Earlier today, the U.S. Senate released the text of its health care reform bill, the Better Care Reconciliation Act (BCRA), and reports indicate a Senate vote is likely next week. The Foundation issued the following statement in response:
“The Better Care Reconciliation Act is unacceptable for people with cystic fibrosis. If passed, this legislation would jeopardize our community's ability to access life-saving treatments and care. The proposal for Medicaid is particularly concerning, as it goes even further than the American Health Care Act in jeopardizing access to treatments and care by drastically cutting funding for this critical program. We implore senators to think about the people at the heart of this legislation and oppose this bill.
As written, the BCRA would:
- Drastically cut funding to Medicaid, a critical source of coverage for one half of children and one third of adults living with CF.

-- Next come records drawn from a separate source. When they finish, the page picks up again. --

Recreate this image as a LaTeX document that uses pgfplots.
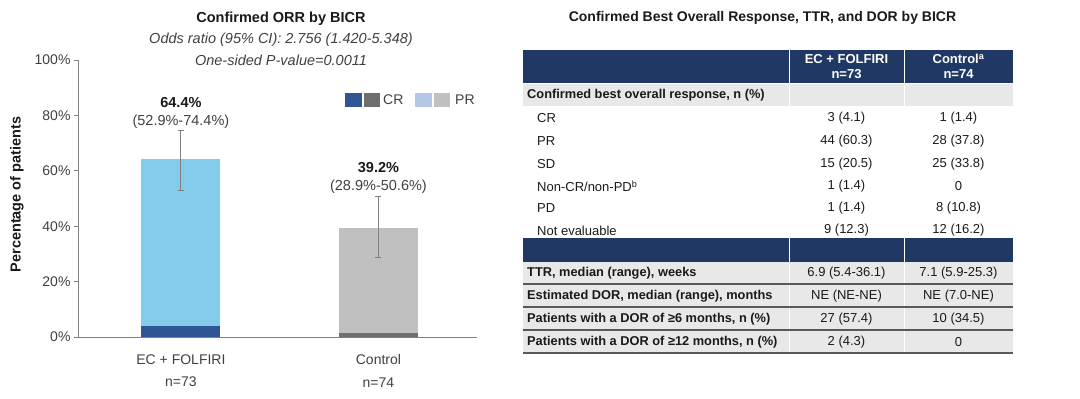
\documentclass[border=0pt]{standalone}
\usepackage{fontspec}
\setmainfont{Liberation Sans}
\usepackage{pgfplots}
\pgfplotsset{compat=1.18}
\definecolor{crblue}{HTML}{2F5597}
\definecolor{prblue}{HTML}{83CBEB}
\definecolor{legblue}{HTML}{B4C7E7}
\definecolor{crgray}{HTML}{6E6E6E}
\definecolor{prgray}{HTML}{C0C0C0}
\definecolor{navy}{HTML}{203864}
\definecolor{rowgray}{HTML}{E8E8E8}
\definecolor{axisgray}{HTML}{808080}
\definecolor{txt}{HTML}{404040}
\definecolor{tab}{HTML}{1A1A1A}
\newcommand{\fs}[1]{\fontsize{#1}{#1}\selectfont}
\begin{document}
\begin{tikzpicture}
\useasboundingbox (0,0) rectangle (1080pt,-399pt);
\begin{axis}[
  at={(79pt,-337pt)}, anchor=south west,
  width=398pt, height=277pt, scale only axis,
  xmin=-0.516, xmax=1.499, ymin=0, ymax=100,
  axis x line*=bottom, axis y line*=left,
  axis line style={draw=axisgray, line width=1pt},
  ytick={0,20,40,60,80,100},
  yticklabel={\pgfmathprintnumber{\tick}\%},
  xtick={0,1},
  xticklabels={{EC + FOLFIRI\\[8.5pt]n=73},{Control\\[8.5pt]n=74}},
  xticklabel style={align=center, font=\fs{14}, text=txt, yshift=-9pt},
  yticklabel style={font=\fs{14}, text=txt},
  /pgf/number format/assume math mode=true,
  major x tick style={draw=none},
  major y tick style={draw=axisgray, line width=1pt},
  tick align=outside, major tick length=5pt,
  ybar, bar width=79pt, bar shift=0pt,
  clip=false,
]
\addplot[fill=prblue, draw=none,
  error bars/.cd, y dir=both, y explicit,
  error bar style={axisgray, line width=0.9pt},
  error mark options={axisgray, mark size=3pt, line width=0.9pt, rotate=90}]
  coordinates {(0,64.4) += (0,10.0) -= (0,11.5)};
\addplot[fill=prgray, draw=none,
  error bars/.cd, y dir=both, y explicit,
  error bar style={axisgray, line width=0.9pt},
  error mark options={axisgray, mark size=3pt, line width=0.9pt, rotate=90}]
  coordinates {(1,39.2) += (0,11.4) -= (0,10.3)};
\addplot[fill=crblue, draw=none] coordinates {(0,4.1)};
\addplot[fill=crgray, draw=none] coordinates {(1,1.4)};
\node[font=\bfseries\fs{14.5}, text=tab] at (axis cs:0,84.6) {64.4\%};
\node[font=\fs{14.5}, text=txt] at (axis cs:0,77.7) {(52.9\%-74.4\%)};
\node[font=\bfseries\fs{14.5}, text=tab] at (axis cs:1,61.1) {39.2\%};
\node[font=\fs{14.5}, text=txt] at (axis cs:1,54.2) {(28.9\%-50.6\%)};
\end{axis}
\begin{scope}[x=1pt,y=-1pt]
% left titles
\node[font=\bfseries\fs{14.5}, text=tab] at (281,19) {Confirmed ORR by BICR};
\node[font=\itshape\fs{14.5}, text=txt] at (281,39.5) {Odds ratio (95\% CI): 2.756 (1.420-5.348)};
\node[font=\itshape\fs{14.5}, text=txt] at (281,60) {One-sided P-value=0.0011};
\node[font=\bfseries\fs{14.5}, text=tab, rotate=90] at (17,194.5) {Percentage of patients};
% legend
\fill[crblue] (345,93) rectangle (362,107);
\fill[crgray] (364,93) rectangle (380,107);
\node[font=\fs{14}, text=txt, anchor=west, inner sep=0pt] at (383,100) {CR};
\fill[legblue] (415,93) rectangle (432,107);
\fill[prgray] (434,93) rectangle (450,107);
\node[font=\fs{14}, text=txt, anchor=west, inner sep=0pt] at (455,100) {PR};
% table
\node[font=\bfseries\fs{14}, text=tab] at (762.5,18) {Confirmed Best Overall Response, TTR, and DOR by BICR};
\fill[navy] (523,49.5) rectangle (1013,83);
\fill[rowgray] (523,83) rectangle (1013,106);
\fill[navy] (523,238) rectangle (1013,262);
\fill[rowgray] (523,262) rectangle (1013,353);
\draw[white, line width=1pt] (789,49.5) -- (789,106) (904,49.5) -- (904,106);
\draw[white, line width=1pt] (789,238) -- (789,353) (904,238) -- (904,353);
\draw[white, line width=0.8pt] (523,83) -- (1013,83);
\draw[black!65, line width=1.3pt] (523,284) -- (1013,284) (523,307) -- (1013,307) (523,330) -- (1013,330);
\draw[black!65, line width=2pt] (523,353) -- (1013,353);
\node[font=\bfseries\fs{13}, text=white, align=center] at (846.5,66.5) {EC + FOLFIRI\\[1.5pt]n=73};
\node[font=\bfseries\fs{13}, text=white, align=center] at (958.5,66.5) {Control\textsuperscript{a}\\[1.5pt]n=74};
\tikzset{lb/.style={font=\bfseries\fs{12.8}, text=tab, anchor=west, inner sep=0pt},
         li/.style={font=\fs{13}, text=tab, anchor=west, inner sep=0pt},
         va/.style={font=\fs{13}, text=tab, inner sep=0pt}}
\node[lb] at (527,95) {Confirmed best overall response, n (\%)};
\node[li] at (537,118) {CR};
\node[va] at (846.5,118) {3 (4.1)};
\node[va] at (958.5,118) {1 (1.4)};
\node[li] at (537,141) {PR};
\node[va] at (846.5,141) {44 (60.3)};
\node[va] at (958.5,141) {28 (37.8)};
\node[li] at (537,164) {SD};
\node[va] at (846.5,164) {15 (20.5)};
\node[va] at (958.5,164) {25 (33.8)};
\node[li] at (537,186.5) {Non-CR/non-PD\textsuperscript{b}};
\node[va] at (846.5,186.5) {1 (1.4)};
\node[va] at (958.5,186.5) {0};
\node[li] at (537,208.5) {PD};
\node[va] at (846.5,208.5) {1 (1.4)};
\node[va] at (958.5,208.5) {8 (10.8)};
\node[li] at (537,230.5) {Not evaluable};
\node[va] at (846.5,230.5) {9 (12.3)};
\node[va] at (958.5,230.5) {12 (16.2)};
\node[lb] at (527,273) {TTR, median (range), weeks};
\node[va] at (846.5,273) {6.9 (5.4-36.1)};
\node[va] at (958.5,273) {7.1 (5.9-25.3)};
\node[lb] at (527,296.5) {Estimated DOR, median (range), months};
\node[va] at (846.5,296.5) {NE (NE-NE)};
\node[va] at (958.5,296.5) {NE (7.0-NE)};
\node[lb] at (527,319.5) {Patients with a DOR of ≥6 months, n (\%)};
\node[va] at (846.5,319.5) {27 (57.4)};
\node[va] at (958.5,319.5) {10 (34.5)};
\node[lb] at (527,342.5) {Patients with a DOR of ≥12 months, n (\%)};
\node[va] at (846.5,342.5) {2 (4.3)};
\node[va] at (958.5,342.5) {0};
\end{scope}
\end{tikzpicture}
\end{document}
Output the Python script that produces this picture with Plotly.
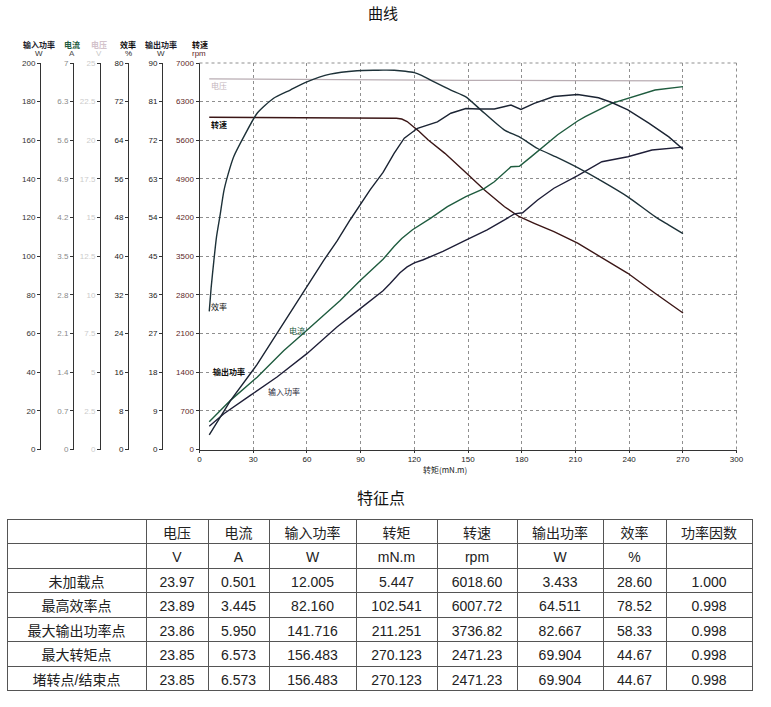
import plotly.graph_objects as go

W, H = 771, 707

# ---------------- data ----------------
x_ticks = [0, 30, 60, 90, 120, 150, 180, 210, 240, 270, 300]

voltage_torque = [5.447, 30, 60, 102.541, 150, 211.251, 240, 270.123]
voltage = [23.97, 23.95, 23.93, 23.89, 23.88, 23.86, 23.85, 23.85]

speed_torque = [5.447, 30, 60, 90, 102.541, 110, 113, 116, 119.5, 122, 127.8, 137.1,
                149.2, 159.2, 170.4, 178.7, 187, 198, 211.251, 219.2, 239.3, 254.5, 262, 270.123]
speed = [6018.60, 6016, 6013, 6010, 6007.72, 6000, 5985, 5940, 5846, 5780, 5605, 5364,
         5002, 4699, 4397, 4216, 4096, 3945, 3736.82, 3583, 3191, 2829, 2660, 2471.23]

eff_torque = [5.447, 6.5, 8, 9.5, 11.5, 13.6, 16, 19.1, 24.7, 32.2, 41.4, 50.7, 60, 73, 88, 99,
              102.541, 108.8, 115, 120, 123.7, 131.1, 140.4, 148.8, 157.1, 170.4, 178.7, 188.9,
              200.6, 211.251, 225, 239.3, 254.5, 262, 270.123]
efficiency = [28.60, 33.5, 39, 44, 48.5, 53.5, 57, 60.6, 64.7, 69.6, 72.7, 74.4, 76.1, 77.7, 78.4,
              78.5, 78.52, 78.5, 78.3, 78.0, 77.5, 76.1, 74.4, 73.0, 70.3, 66.1, 64.7, 62.3,
              60.3, 58.33, 55.5, 52.3, 48.2, 46.5, 44.67]

out_torque = [5.447, 10, 17.3, 32.2, 43.3, 58.2, 69.3, 76.8, 84.2, 95.4, 102.541, 108.8, 114.4,
              121.8, 132.9, 140.4, 148.8, 156, 164.7, 170, 174, 179.6, 187, 198, 205, 211.251,
              222.9, 230.3, 239.3, 251, 262.2, 270.123]
out_power = [3.433, 6.5, 11.4, 19.8, 27.0, 36.8, 44.0, 48.5, 53.5, 60.5, 64.511, 69.0, 72.5,
             74.8, 76.3, 78.3, 79.4, 79.3, 79.3, 79.8, 80.2, 79.2, 80.6, 82.2, 82.5, 82.667,
             81.9, 80.8, 79.1, 76.0, 72.8, 69.904]

cur_torque = [5.447, 17.3, 32.2, 47, 60, 78.6, 89.8, 102.541, 108.8, 113, 119, 129.2, 138.5,
              148.8, 159.2, 164.7, 174, 178.7, 185.2, 190.8, 200.1, 211.251, 215.5, 230.3,
              239.3, 254.5, 270.123]
current = [0.501, 0.89, 1.31, 1.79, 2.16, 2.70, 3.06, 3.445, 3.68, 3.82, 3.98, 4.19, 4.40,
           4.58, 4.73, 4.85, 5.12, 5.13, 5.30, 5.45, 5.70, 5.950, 6.03, 6.27,
           6.36, 6.51, 6.573]

in_torque = [5.447, 13.6, 28.4, 43.3, 60, 76.8, 89.8, 102.541, 106.5, 112, 116, 120, 125, 136,
             148.8, 160.7, 170.4, 175.9, 180.5, 188.9, 198, 211.251, 224.8, 239.3, 252.8, 270.123]
in_power = [12.005, 18.5, 28.0, 37.5, 49.6, 63.4, 72.9, 82.160, 85.9, 91.5, 94.5, 96.6, 98.2,
            102.5, 108.4, 113.6, 118.8, 121.9, 122.5, 129.1, 135.2, 141.716, 148.9, 151.5,
            155.0, 156.483]

# left-side axes (tick values / labels)
rpm_ticks = [0, 700, 1400, 2100, 2800, 3500, 4200, 4900, 5600, 6300, 7000]
pin_ticks = [0, 20, 40, 60, 80, 100, 120, 140, 160, 180, 200]
cur_ticks = [0, 0.7, 1.4, 2.1, 2.8, 3.5, 4.2, 4.9, 5.6, 6.3, 7]
cur_labels = ["0", "0.7", "1.4", "2.1", "2.8", "3.5", "4.2", "4.9", "5.6", "6.3", "7"]
volt_ticks = [0, 2.5, 5, 7.5, 10, 12.5, 15, 17.5, 20, 22.5, 25]
volt_labels = ["0", "2.5", "5", "7.5", "10", "12.5", "15", "17.5", "20", "22.5", "25"]
eff_ticks = [0, 8, 16, 24, 32, 40, 48, 56, 64, 72, 80]
pout_ticks = [0, 9, 18, 27, 36, 45, 54, 63, 72, 81, 90]

# table
row_names = ["", "未加载点", "最高效率点", "最大输出功率点", "最大转矩点", "堵转点/结束点"]
col_names = ["", "电压", "电流", "输入功率", "转矩", "转速", "输出功率", "效率", "功率因数"]
tbl_voltage = ["23.97", "23.89", "23.86", "23.85", "23.85"]
tbl_current = ["0.501", "3.445", "5.950", "6.573", "6.573"]
tbl_pin = ["12.005", "82.160", "141.716", "156.483", "156.483"]
tbl_torque = ["5.447", "102.541", "211.251", "270.123", "270.123"]
tbl_speed = ["6018.60", "6007.72", "3736.82", "2471.23", "2471.23"]
tbl_pout = ["3.433", "64.511", "82.667", "69.904", "69.904"]
tbl_eff = ["28.60", "78.52", "58.33", "44.67", "44.67"]
tbl_pf = ["1.000", "0.998", "0.998", "0.998", "0.998"]

# ---------------- styling ----------------
FONT = "Liberation Sans, Noto Sans CJK SC, sans-serif"
CJK = "Noto Sans CJK SC, Liberation Sans, sans-serif"
C_EFF = "#1d3138"
C_SPD = "#3b1616"
C_OUT = "#1b2433"
C_IN = "#1f1f38"
C_CUR = "#1f5c3f"
C_VOLT = "#b9adb3"
C_RPM_TXT = "#5e1f1f"


def px_x(px):
    return px / W


def px_y(py):
    return 1 - py / H


fig = go.Figure()

fig.add_trace(go.Scatter(x=voltage_torque, y=voltage, yaxis="y4", mode="lines",
                         line=dict(color=C_VOLT, width=1.3), name="电压"))
fig.add_trace(go.Scatter(x=speed_torque, y=speed, yaxis="y", mode="lines",
                         line=dict(color=C_SPD, width=1.4), name="转速"))
fig.add_trace(go.Scatter(x=eff_torque, y=efficiency, yaxis="y5", mode="lines",
                         line=dict(color=C_EFF, width=1.4, shape="spline", smoothing=0.6), name="效率"))
fig.add_trace(go.Scatter(x=out_torque, y=out_power, yaxis="y6", mode="lines",
                         line=dict(color=C_OUT, width=1.4), name="输出功率"))
fig.add_trace(go.Scatter(x=cur_torque, y=current, yaxis="y3", mode="lines",
                         line=dict(color=C_CUR, width=1.4), name="电流"))
fig.add_trace(go.Scatter(x=in_torque, y=in_power, yaxis="y2", mode="lines",
                         line=dict(color=C_IN, width=1.4), name="输入功率"))

# table
fig.add_trace(go.Table(
    domain=dict(x=[px_x(7), px_x(752)], y=[px_y(692), px_y(519)]),
    columnwidth=[139, 62, 61, 87, 81, 80, 86, 63, 86],
    header=dict(values=col_names, height=24.5, align="center",
                fill=dict(color="white"), line=dict(color="#555", width=1),
                font=dict(family=CJK, size=14, color="#222")),
    cells=dict(values=[row_names,
                       ["V"] + tbl_voltage, ["A"] + tbl_current, ["W"] + tbl_pin,
                       ["mN.m"] + tbl_torque, ["rpm"] + tbl_speed, ["W"] + tbl_pout,
                       ["%"] + tbl_eff, [""] + tbl_pf],
               height=24.5, align="center",
               fill=dict(color="white"), line=dict(color="#555", width=1),
               font=dict(family=FONT, size=14, color="#222")),
))

x0, x1 = px_x(199.5), px_x(736.5)
y0, y1 = px_y(449.5), px_y(63)


def side_axis(pos, rng, vals, texts, color):
    return dict(overlaying="y", anchor="free", position=pos, side="left", range=rng,
                tickvals=vals, ticktext=texts, showline=True, linecolor="#333", linewidth=1,
                ticks="outside", ticklen=3, tickcolor="#333",
                tickfont=dict(family=FONT, size=8, color=color),
                showgrid=False, zeroline=False, fixedrange=True, automargin=False)


fig.update_layout(
    template="none",
    width=W, height=H, autosize=False,
    margin=dict(l=0, r=0, t=0, b=0, pad=0, autoexpand=False),
    paper_bgcolor="white", plot_bgcolor="white",
    showlegend=False,
    font=dict(family=FONT, size=8, color="#222"),
    xaxis=dict(domain=[x0, x1], range=[0, 300], tickvals=x_ticks, automargin=False,
               showline=True, linecolor="#333", linewidth=1,
               ticks="outside", ticklen=2, tickcolor="#333",
               tickfont=dict(family=FONT, size=8, color="#222"),
               showgrid=True, gridcolor="#8f8f8f", griddash="dot", gridwidth=1,
               zeroline=False, fixedrange=True),
    yaxis=dict(domain=[y0, y1], range=[0, 7000], tickvals=rpm_ticks, automargin=False,
               showline=True, linecolor="#333", linewidth=1,
               ticks="outside", ticklen=3, tickcolor="#333",
               tickfont=dict(family=FONT, size=8, color=C_RPM_TXT),
               showgrid=True, gridcolor="#8f8f8f", griddash="dot", gridwidth=1,
               zeroline=False, fixedrange=True),
    yaxis2=side_axis(px_x(40), [0, 200], pin_ticks, [str(v) for v in pin_ticks], "#333"),
    yaxis3=side_axis(px_x(73), [0, 7], cur_ticks, cur_labels, "#8a8a8a"),
    yaxis4=side_axis(px_x(100), [0, 25], volt_ticks, volt_labels, "#cccccc"),
    yaxis5=side_axis(px_x(128), [0, 80], eff_ticks, [str(v) for v in eff_ticks], "#222"),
    yaxis6=side_axis(px_x(162), [0, 90], pout_ticks, [str(v) for v in pout_ticks], "#222"),
)

# plot border (top / right dotted)
fig.add_shape(type="line", xref="paper", yref="paper", x0=x0, x1=x1, y0=y1, y1=y1,
              line=dict(color="#8f8f8f", width=1, dash="dot"))
fig.add_shape(type="line", xref="paper", yref="paper", x0=x1, x1=x1, y0=y0, y1=y1,
              line=dict(color="#8f8f8f", width=1, dash="dot"))

ann = []


def text(px, py, s, size=8, color="#222", xanchor="center", bold=False, family=CJK):
    ann.append(dict(x=px_x(px), y=px_y(py), xref="paper", yref="paper",
                    text=(f"<b>{s}</b>" if bold else s),
                    showarrow=False, xanchor=xanchor, yanchor="middle",
                    font=dict(family=family, size=size, color=color)))


# titles
text(383, 13, "曲线", size=15, color="#111")
text(381, 497, "特征点", size=16, color="#111")

# axis titles
text(39, 44, "输入功率", bold=True, color="#1c1c2c")
text(39, 53, "W", color="#333", family=FONT)
text(72, 44, "电流", bold=True, color=C_CUR)
text(72, 53, "A", color="#555", family=FONT)
text(99, 44, "电压", bold=True, color="#d3c3cb")
text(99, 53, "V", color="#c8c8c8", family=FONT)
text(128, 44, "效率", bold=True, color="#111")
text(128, 53, "%", color="#222", family=FONT)
text(161, 44, "输出功率", bold=True, color="#1c1c2c")
text(161, 53, "W", color="#333", family=FONT)
text(200, 44, "转速", bold=True, color="#1a1010")
text(199, 53, "rpm", color=C_RPM_TXT, family=FONT)

# x axis title
text(445, 469, "转矩(mN.m)", size=8, color="#222")

# curve labels
text(209, 85, "电压", color="#c4b6bd", xanchor="left")
text(209, 124, "转速", color="#111", xanchor="left", bold=True)
text(209, 306, "效率", color="#111", xanchor="left")
text(287, 330, "电流", color=C_CUR, xanchor="left")
text(211, 371, "输出功率", color="#111", xanchor="left", bold=True)
text(266, 391, "输入功率", color=C_IN, xanchor="left")

fig.update_layout(annotations=ann)

fig.write_html(
    "out.html",
    config={"displayModeBar": False, "staticPlot": True},
    post_script="document.body.style.margin='0px';"
                "document.documentElement.style.overflow='hidden';"
                "document.body.style.overflow='hidden';",
)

- End Medicaid expansion, causing millions of people to lose vital health coverage.
- Remove protections against annual and lifetime caps, including for the millions of Americans with employer-sponsored insurance.
- Allow states to waive the guarantee of essential health benefits, which would segment the market into plans for sick people and plans for healthy people, driving up the cost of plans for people with serious health care needs.
- Give some people less financial assistance to purchase coverage, potentially putting adequate health care coverage financially out of reach for them.
- Open the door for states to bring back high-risk pools, which put people with serious health conditions into a separate insurance market and have been shown to result in higher premiums, longer waiting periods, and stricter enrollment caps.
- Allow health plans to cover a lower share of patients' medical expenses, which means higher out-of-pocket costs for individuals.
- Provide insufficient financial resources to incentivize insurance companies to participate in the individual marketplace and to keep premiums down.
- Establish a six-month lockout period for people who let their insurance lapse for more than 63 days, which could prevent people from accessing vital medications or care for months at a time.
The Senate bill does maintain some protections for people with pre-existing conditions, for example, insurance companies would still be prohibited from denying health insurance, charging higher premiums, or carving out benefits based on health status. However, removing protections against annual and lifetime caps and other provisions of the bill would render these protections meaningless because people with CF would often be left with inadequate and unaffordable coverage options.
The bill does uphold the policy that allows young people to stay on their parents' insurance plan until age 26.
From the very beginning of this process, we have been clear that any legislation must protect the needs of individuals with cystic fibrosis and their ability to get adequate, affordable health insurance. The BCRA fails to ensure that people with the disease -- regardless of income, employment, health status, or geographic location -- can get the specialized care they need to live longer, healthier lives.”